The researchers found that more comprehensive smoke-free laws correlated with significantly lower rates of hospital admissions or death for coronary events (relative risk [RR]= 0.84; 95% CI: 0.81-0.88), other heart disease (RR=0.61; 95% CI: 0.44-0.84), cerebrovascular accidents (RR=0.84; 95% CI: 0.75-0.93) and respiratory disease (RR=0.76; 95% CI: 0.68-0.84).

Specific medical conditions for which anti-smoking laws reduced hospitalization risk included: acute MI, acute coronary syndrome, ischemic heart disease, angina, coronary heart disease, sudden cardiac death, stroke, asthma, and lung infection.

The laws did not significantly reduce hospitalizations or death for transient ischemic attack, chronic obstructive pulmonary disease, or spontaneous pneumothorax.

Longer follow-up after comprehensive laws were enacted was not associated with a change in disease outcomes for which researchers had data; however, the more comprehensive a law was, the greater the effects were on reducing hospitalizations for smoking-related disease.

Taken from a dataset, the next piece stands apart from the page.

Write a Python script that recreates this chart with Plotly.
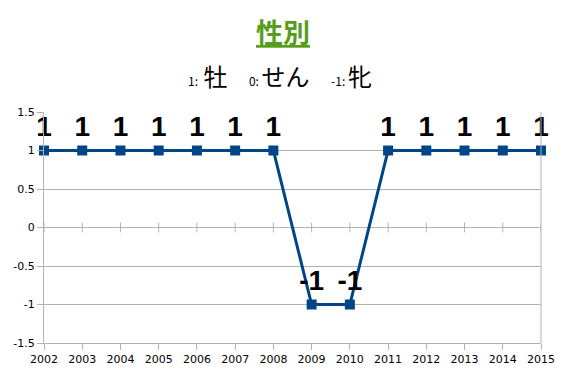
import plotly.graph_objects as go

years = list(range(2002, 2016))
values = [1, 1, 1, 1, 1, 1, 1, -1, -1, 1, 1, 1, 1, 1]
labels = [str(v) for v in values]
title_text = "性別"
subtitle_text = ("<span style='font-size:12px'>1:&nbsp;&nbsp;</span>牡&nbsp;&nbsp;&nbsp;&nbsp;"
                 "<span style='font-size:12px'>0:&nbsp;</span>せん&nbsp;&nbsp;&nbsp;&nbsp;"
                 "<span style='font-size:12px'>-1:&nbsp;</span>牝")
yticks = [1.5, 1, 0.5, 0, -0.5, -1, -1.5]

fig = go.Figure()
# minor ticks at the zero line
fig.add_trace(go.Scatter(
    x=years, y=[0] * len(years), mode="markers",
    marker=dict(symbol="line-ns", size=7, line=dict(color="#b3b3b3", width=1)),
    hoverinfo="skip", showlegend=False))
fig.add_trace(go.Scatter(
    x=years, y=values, mode="lines+markers+text",
    line=dict(color="#004586", width=3),
    marker=dict(symbol="square", size=10, color="#004586"),
    text=labels, textposition="top center",
    textfont=dict(family="Liberation Sans", size=28, color="black", weight="bold"),
    cliponaxis=False, showlegend=False))

fig.update_layout(
    width=567, height=378,
    margin=dict(l=44, r=25, t=112, b=32),
    paper_bgcolor="white", plot_bgcolor="white",
    font=dict(family="DejaVu Sans", color="black"),
    annotations=[
        dict(text="<b><u>" + title_text + "</u></b>", xref="paper", yref="paper",
             x=0.481, y=1, yshift=81, xanchor="center", yanchor="middle",
             showarrow=False, font=dict(size=27, color="#579d1c", family="Noto Sans CJK JP")),
        dict(text=subtitle_text, xref="paper", yref="paper",
             x=0.475, y=1, yshift=37, xanchor="center", yanchor="middle",
             showarrow=False, font=dict(size=24, color="black", family="Noto Sans CJK JP")),
    ],
)
fig.update_xaxes(
    range=[2002, 2015], tickmode="array", tickvals=years, ticktext=[str(y) for y in years],
    showgrid=False, showline=True, linecolor="#b3b3b3", mirror=False,
    ticks="outside", ticklen=6, tickcolor="#b3b3b3",
    tickfont=dict(size=11, family="DejaVu Sans"), zeroline=False)
fig.update_yaxes(
    range=[-1.5, 1.5], tickmode="array", tickvals=yticks, ticktext=[str(v) for v in yticks],
    showgrid=True, gridcolor="#b3b3b3", showline=True, linecolor="#b3b3b3",
    ticks="outside", ticklen=6, tickcolor="#b3b3b3",
    tickfont=dict(size=11, family="DejaVu Sans"), zeroline=False)
# right border
fig.add_shape(type="line", xref="paper", yref="paper", x0=1, x1=1, y0=0, y1=1,
              line=dict(color="#b3b3b3", width=1))

fig.write_html("out.html")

“This study provides evidence that smoke-free laws are followed by fewer hospitalizations and lower health care expenditures for a wide range of diseases and that comprehensive laws ending smoking in workplaces, restaurants, and bars are associated with greater effects,” the researchers wrote. “The general public, public health professionals, and policy makers should consider these positive associations as they develop smoke-free legislation and decide whether or not to include exceptions to these laws.”

Refernces

  1. Glantz SA, Tan CE. Circulation 2012; doi: 10.1161/CIRCULATIONAHA.112.121301.